As in the garden, also in life. Nature, wild or cultivated, is often an apt metaphor if one takes the time to consider it as such, and as the summer wore on, this seemed especially true.

Again, let me explain. Several years ago, I embarked on a path through graduate school, but let’s call it life for generality’s sake. I did my homework, completed applications, talked to professors, students and mentors and became increasingly excited about returning to the academe for a professionally transformative experience, all the while cultivating in my mind the shape of my future.

When I got here, to Duke, I embraced my new environment, explored subjects I wanted to learn more about and got involved in ways I had never been involved before. I was, if you will, planting seeds of possibility. Some of those seeds have germinated and flourished, both in my mind and my work. Others have underperformed my expectations. Of the underachievers, I can speculate on the cause: too much sun, not enough, an intolerable pH balance … but regardless of the reason, what’s important is that I recognized the time to record the results, and iterate toward the future. Each new year, a new opportunity to plant anew.

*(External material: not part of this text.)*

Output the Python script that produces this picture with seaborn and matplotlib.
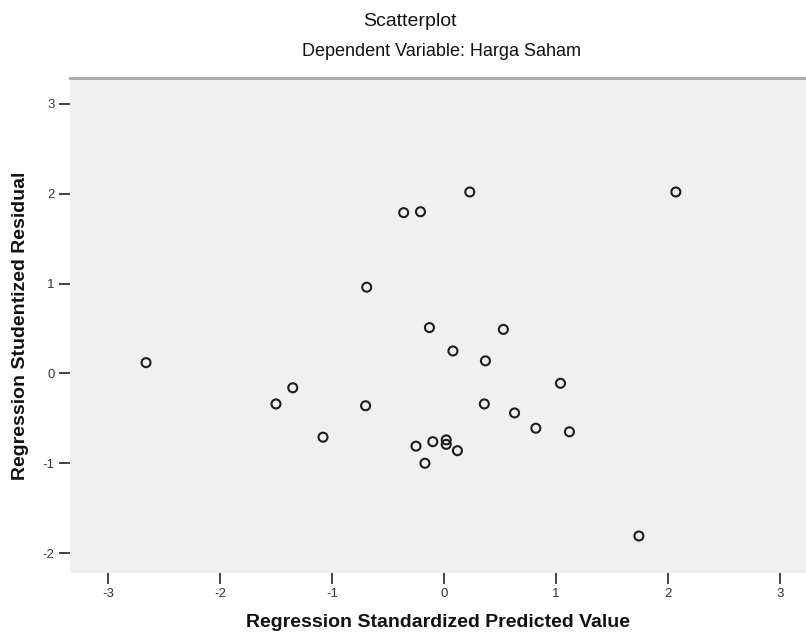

Completely tearing up the roots of last year’s plantings that didn’t quite work is a near impossible task in the garden and in life. I got most of the root ball of that awful hedge out of the ground but only after much sweating and hacking. And after filling in the crater it left, I’m certain that shrub has left a deeper history in that spot than I will ever fully appreciate.

The same is true in life, although at times it seems easier to collect the blooms, or in my case a masters degree, create a meal, and till the stalks and roots back into the soil to nourish the next endeavor. Memory serving as the soil, a foundation made richer by experience.

It’s safe to say that both of my gardens, vegetative and professional, are still very much a work in progress. However, even though it will certainly take two years before the asparagus is ready for its first real harvest, I already feel confident I’m moving closer into alignment with that future self I hold in my mind.

Lix Bloomhardt is a fifth-year graduate student in mechanical engineering.